I laid back down and bopped around for a bit, fidgeting with the neck ring, which I eventually discarded, and arm positioning. After a few minutes, I was incredibly bored and had no idea what to do with myself.
Although some people doze off immediately in a float pod, I wasn’t tired, so I went through my to-do list, used my arms and legs to propel myself around the tub like a pool toy, and tried unsuccessfully to spin in circles. It wasn’t until I was three seconds away from giving myself a breast exam to pass the time that it occurred to me that I’d have to try to relax to get anything out of the experience.
So I closed my eyes and worked to find pleasure in doing nothing. The only way to happiness is to live in the moment, right? Eventually, reason won out, my brain shut down, and I nailed it. I remained still and let the darkness swallow me, mentally high-fiving myself for chilling so damn well when I’d expected all that nothingness to drive me out of my mind. I ended up floating my cares away and having the most relaxing 40 minutes I’ve had in, well, months.
I fell into that twilight between being awake and asleep and woke when my neck cracked loudly on its own, instantly releasing the tension I had been carrying in my neck and shoulders for weeks. By that point, the hour was up, and it was time to get out.
As I waited for the shower to warm, the water on my body evaporated, and I was mildly disturbed to find myself covered in a crust of salt, which was kind of weird. It washed off easily, and underneath, my skin was soft and smooth, and so was my typically nasty, dried-out, flyaway, craptrocious hair. I’m so loving that.
So, what’s my opinion on float therapy after a disastrous start but a successful finish?
According to the video we watched pre-float, floating helps lower your blood pressure and slows your heart rate, triggering special brain waves that relieve fatigue, release endorphins, counter anxiety, and help you handle stress.
I will admit I thought that was sales-pitch bullshit, but there are decades worth of research to support flotation therapy benefits for people with generalized anxiety disorder, like me. Afterward, I felt lighter, happier, and pretty f*cking great.

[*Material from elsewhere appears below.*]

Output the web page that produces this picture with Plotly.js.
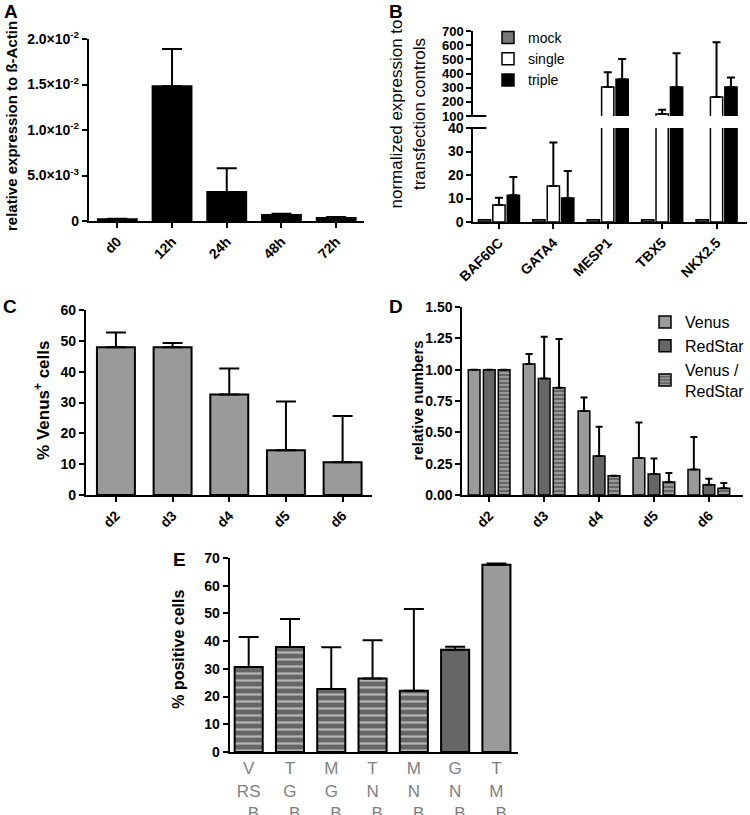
<!DOCTYPE html>
<html>
<head>
<meta charset="utf-8">
<script src="https://cdn.plot.ly/plotly-3.0.1.min.js"></script>
<style>
  body { margin: 0; background: #fff; }
  #plot { width: 750px; height: 815px; }
</style>
</head>
<body>
<div id="plot"></div>
<script>
// panel A - expression relative to b-actin
var aTimes = ["d0", "12h", "24h", "48h", "72h"];
var aMean = [0.00018, 0.0148, 0.0032, 0.00066, 0.00033];
var aErr = [0.00008, 0.0041, 0.0026, 0.00014, 0.00011];
var aTickVals = [0, 0.005, 0.01, 0.015, 0.02];
var aTickText = ["0", "5.0×10<sup>-3</sup>", "1.0×10<sup>-2</sup>", "1.5×10<sup>-2</sup>", "2.0×10<sup>-2</sup>"];

// panel B - normalized expression (broken axis)
var bGenes = ["BAF60C", "GATA4", "MESP1", "TBX5", "NKX2.5"];
var bMock = [1, 1, 1, 1, 1];
var bSingle = [7.2, 15.3, 304, 114, 234];
var bSingleErr = [3.1, 18.5, 105, 31, 386];
var bTriple = [11.4, 10.2, 360, 304, 304];
var bTripleErr = [7.7, 11.5, 143, 239, 68];

// panel C - % Venus+ cells
var cDays = ["d2", "d3", "d4", "d5", "d6"];
var cMean = [47.9, 47.9, 32.6, 14.5, 10.6];
var cErr = [4.8, 1.4, 8.4, 15.8, 15.0];

// panel D - relative numbers
var dDays = ["d2", "d3", "d4", "d5", "d6"];
var dVenus = [1.0, 1.045, 0.67, 0.295, 0.203];
var dVenusErr = [0, 0.08, 0.107, 0.284, 0.26];
var dRed = [1.0, 0.93, 0.311, 0.168, 0.082];
var dRedErr = [0, 0.333, 0.234, 0.124, 0.048];
var dBoth = [1.0, 0.856, 0.153, 0.103, 0.053];
var dBothErr = [0, 0.389, 0, 0.073, 0.042];

// panel E - % positive cells
var eLabels = ["V<br>RS<br>_B", "T<br>G<br>_B", "M<br>G<br>_B", "T<br>N<br>_B", "M<br>N<br>_B", "G<br>N<br>_B", "T<br>M<br>_B"];
var eMean = [30.7, 37.9, 22.7, 26.5, 22.1, 36.9, 67.6];
var eErr = [10.8, 10.1, 15.1, 13.8, 29.5, 1.1, 0.4];
var eKind = ["both", "both", "both", "both", "both", "red", "venus"];

var W = 750, H = 815;
function px(x) { return x / W; }
function py(y) { return 1 - y / H; }

var FONT = "Arial, Liberation Sans, sans-serif";
var LIGHT = "#9a9a9a", DARK = "#666666", STRIPE = "#b4b4b4";

function errUp(arr, w) {
  return { type: "data", symmetric: false, array: arr, arrayminus: arr.map(function () { return 0; }),
           color: "#000", thickness: 2, width: w };
}

function bar(x, y, err, opts) {
  var t = {
    type: "bar", x: x, y: y,
    width: opts.width, offset: opts.offset,
    xaxis: opts.xaxis, yaxis: opts.yaxis,
    marker: { color: opts.color, line: { color: "#000", width: opts.lw || 2 } },
    showlegend: !!opts.name, name: opts.name || "",
    legend: opts.legend || "legend",
    hoverinfo: "skip"
  };
  if (opts.pattern) t.marker.pattern = opts.pattern;
  if (err) t.error_y = errUp(err, opts.cap);
  return t;
}

var traces = [];
// A
traces.push(bar(aTimes, aMean, aErr, { width: 0.71, offset: -0.355, xaxis: "x", yaxis: "y", color: "#000", cap: 10 }));
// B: same bars on the lower (0-40) and upper (100-700) segment
var bw = 0.225;
[["y2", false], ["y3", true]].forEach(function (s) {
  var top = s[1];
  traces.push(bar(bGenes, bMock, null, { width: bw, offset: -0.3775, xaxis: "x2", yaxis: s[0], color: "#777", lw: 1.5, name: top ? null : "mock" }));
  traces.push(bar(bGenes, bSingle, bSingleErr, { width: bw, offset: -0.1125, xaxis: "x2", yaxis: s[0], color: "#fff", lw: 1.5, cap: 4, name: top ? null : "single" }));
  traces.push(bar(bGenes, bTriple, bTripleErr, { width: bw, offset: 0.1525, xaxis: "x2", yaxis: s[0], color: "#000", lw: 1.5, cap: 4, name: top ? null : "triple" }));
});
// C
traces.push(bar(cDays, cMean, cErr, { width: 0.67, offset: -0.335, xaxis: "x3", yaxis: "y4", color: LIGHT, cap: 10 }));
// D
var dw = 0.213;
var stripe = function (size) { return { shape: "-", bgcolor: DARK, fgcolor: STRIPE, size: size, solidity: 0.32 }; };
traces.push(bar(dDays, dVenus, dVenusErr, { width: dw, offset: -0.382, xaxis: "x4", yaxis: "y5", color: LIGHT, lw: 1.5, cap: 3.5, name: "Venus", legend: "legend2" }));
traces.push(bar(dDays, dRed, dRedErr, { width: dw, offset: -0.107, xaxis: "x4", yaxis: "y5", color: DARK, lw: 1.5, cap: 3.5, name: "RedStar", legend: "legend2" }));
traces.push(bar(dDays, dBoth, dBothErr, { width: dw, offset: 0.164, xaxis: "x4", yaxis: "y5", color: DARK, lw: 1.5, cap: 3.5, name: "Venus /<br>RedStar", legend: "legend2", pattern: stripe(4) }));
// E: one trace per fill kind, categories keep their order
function pick(arr, kind) { return arr.filter(function (v, i) { return eKind[i] === kind; }); }
traces.push(bar(pick(eLabels, "both"), pick(eMean, "both"), pick(eErr, "both"), { width: 0.68, offset: -0.34, xaxis: "x5", yaxis: "y6", color: DARK, cap: 10, pattern: stripe(7) }));
traces.push(bar(pick(eLabels, "red"), pick(eMean, "red"), pick(eErr, "red"), { width: 0.68, offset: -0.34, xaxis: "x5", yaxis: "y6", color: DARK, cap: 10 }));
traces.push(bar(pick(eLabels, "venus"), pick(eMean, "venus"), pick(eErr, "venus"), { width: 0.68, offset: -0.34, xaxis: "x5", yaxis: "y6", color: LIGHT, cap: 10 }));

var boldTick = { family: FONT, size: 14, color: "#000", weight: "bold" };
function xax(d0, d1, r, anchor, extra) {
  var a = { domain: [px(d0), px(d1)], range: r, anchor: anchor, type: "category",
    showline: true, linewidth: 2, linecolor: "#000", ticks: "outside", ticklen: 5, tickwidth: 2, tickcolor: "#000",
    showgrid: false, zeroline: false, tickangle: -45, tickfont: boldTick, fixedrange: true };
  for (var k in extra) a[k] = extra[k];
  return a;
}
function yax(t0, t1, r, anchor, extra) {
  var a = { domain: [py(t1), py(t0)], range: r, anchor: anchor,
    showline: true, linewidth: 2, linecolor: "#000", ticks: "outside", ticklen: 5, tickwidth: 2, tickcolor: "#000",
    showgrid: false, zeroline: false, tickfont: boldTick, fixedrange: true };
  for (var k in extra) a[k] = extra[k];
  return a;
}

function ann(text, x, y, opts) {
  var a = { text: text, x: px(x), y: py(y), xref: "paper", yref: "paper", showarrow: false,
    font: { family: FONT, size: opts.size || 16, color: "#000", weight: opts.weight || "bold" } };
  if (opts.angle) a.textangle = opts.angle;
  a.xanchor = opts.xanchor || "center";
  a.yanchor = opts.yanchor || "middle";
  return a;
}

// small break marks on the split axis of panel B
function brk(y) {
  return { type: "line", xref: "paper", yref: "paper", x0: px(468), x1: px(487), y0: py(y), y1: py(y),
           line: { color: "#000", width: 2 } };
}

var layout = {
  width: W, height: H,
  margin: { l: 0, r: 0, t: 0, b: 0 },
  paper_bgcolor: "#fff", plot_bgcolor: "rgba(0,0,0,0)",
  barmode: "overlay",
  font: { family: FONT },
  xaxis: xax(89, 364, [-0.52, 4.5], "y"),
  yaxis: yax(39, 221, [0, 0.02], "x", { tickmode: "array", tickvals: aTickVals, ticktext: aTickText }),
  xaxis2: xax(474, 748, [-0.47, 4.56], "y2"),
  yaxis2: yax(128, 222, [0, 40], "x2", { dtick: 10 }),
  yaxis3: yax(31, 116, [100, 700], "x2", { dtick: 100, tickfont: { family: FONT, size: 13, color: "#000", weight: "bold" } }),
  xaxis3: xax(86, 372, [-0.53, 4.51], "y4"),
  yaxis4: yax(310, 495, [0, 60], "x3", { dtick: 10 }),
  xaxis4: xax(463, 744, [-0.49, 4.62], "y5"),
  yaxis5: yax(307, 495, [0, 1.5], "x4", { dtick: 0.25, tickformat: ".2f" }),
  xaxis5: xax(230, 519, [-0.46, 6.53], "y6", { tickangle: 0, ticks: "", tickfont: { family: FONT, size: 17, color: "#808080" } }),
  yaxis6: yax(558, 752, [0, 70], "x5", { dtick: 10 }),
  legend: { x: px(488), y: py(22), xanchor: "left", yanchor: "top", bgcolor: "rgba(0,0,0,0)",
            font: { family: FONT, size: 14, color: "#000" }, tracegroupgap: 0 },
  legend2: { x: px(646), y: py(305), xanchor: "left", yanchor: "top", bgcolor: "rgba(0,0,0,0)",
             font: { family: FONT, size: 16, color: "#000" }, tracegroupgap: 0 },
  shapes: [brk(116), brk(128)],
  annotations: [
    ann("A", 2, -1, { size: 19, xanchor: "left", yanchor: "top" }),
    ann("B", 388, -1, { size: 19, xanchor: "left", yanchor: "top" }),
    ann("C", 1, 294, { size: 19, xanchor: "left", yanchor: "top" }),
    ann("D", 388, 294, { size: 19, xanchor: "left", yanchor: "top" }),
    ann("E", 171, 547, { size: 19, xanchor: "left", yanchor: "top" }),
    ann("relative expression to ß-Actin", 11, 126, { angle: -90, size: 15 }),
    ann("normalized expression to<br>transfection controls", 409, 114, { angle: -90, size: 17, weight: "normal" }),
    ann("% Venus<sup>+</sup> cells", 42, 400, { angle: -90, size: 17 }),
    ann("relative numbers", 418, 400, { angle: -90, size: 15 }),
    ann("% positive cells", 178, 649, { angle: -90, size: 16 })
  ]
};

Plotly.newPlot("plot", traces, layout, { staticPlot: true });
</script>
</body>
</html>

There’s a certain relationship I think we have, you and I. It’s the kind of relationship where I can tell you things, and maybe we agree, or maybe we don’t. But the thing is, it’s honest. As much as it can be on a blog post where I do all the talking. So, if you know me, you know I’m honest about my anxiety and how I typically manage my stress with exercise, whining in a blog post, a once-a-month Zoom call with my therapist, and droning on to friends, who remain remarkably calm when I bitch about the same stupid shit. I am also being completely honest when I say floating was a little bit of heaven - Heaven… a place I thought I would never get to - and I would love to add regular floating to my repertoire of stress relief - THAT’S how much I enjoyed it.